Pork cutout values also fell last week, finishing $1.50 lower last Thursday at $113.75/cwt. Loins, hams and bellies held strong and appeared to be in good balance with demand.

Elsewhere in the livestock and poultry markets, tight supplies and higher-than-expected prices paid for live cattle in the cash market fueled feeder cattle futures to reach a record peak.

At the close of markets last Thursday, June live cattle rose $1.87 to $138/cwt., while August feeders advanced $1.47 to $197.05/cwt., a new all-time high for any front-month futures contract.

USDA reported slow trading on light demand throughout Nebraska and Iowa. However, last week's showlists in Nebraska, Colorado, Kansas and Texas were up 10,000 head, suggesting no shortage of slaughter cattle, Farm Progress analyst John Otte reported.

For beef cutout values last Thursday, Choice was down 66 cents to $233.65/cwt., and Select dropped 38 cents to $223.77/cwt.

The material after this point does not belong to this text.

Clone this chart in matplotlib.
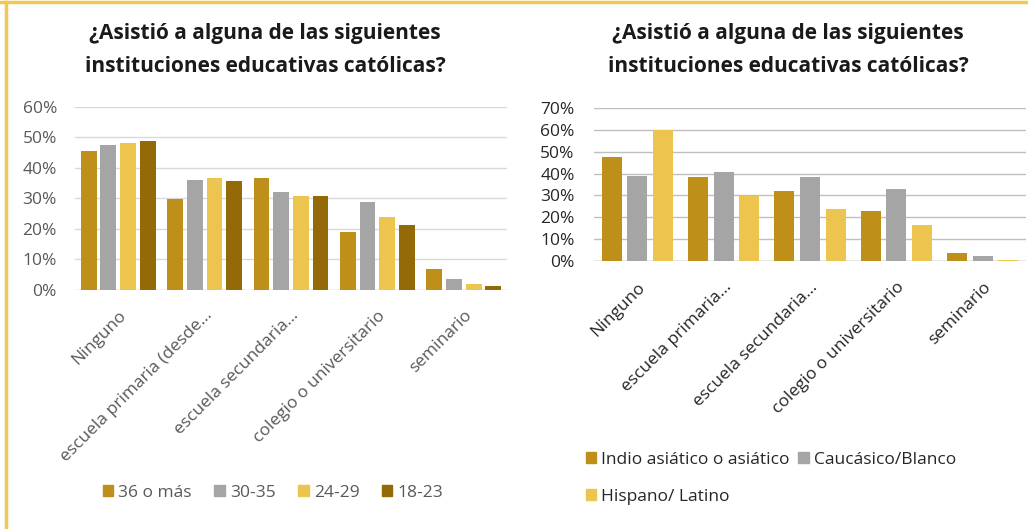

In the chicken market, prices remained strong, with the Georgia dock price for whole broilers holding at $1.095/lb., compared to $1.05/lb. last year.

Breast meat prices jumped last Wednesday to $2.205/lb., while leg quarters were at 55 cents/lb. and wings were unchanged at $1.325/lb.

Egg prices for all regions improved slightly, with large eggs delivered to the Northeast at $1.25-1.29/doz., to the Southeast at $1.26-1.29/doz. and to the Midwest at $1.23-1.26/doz.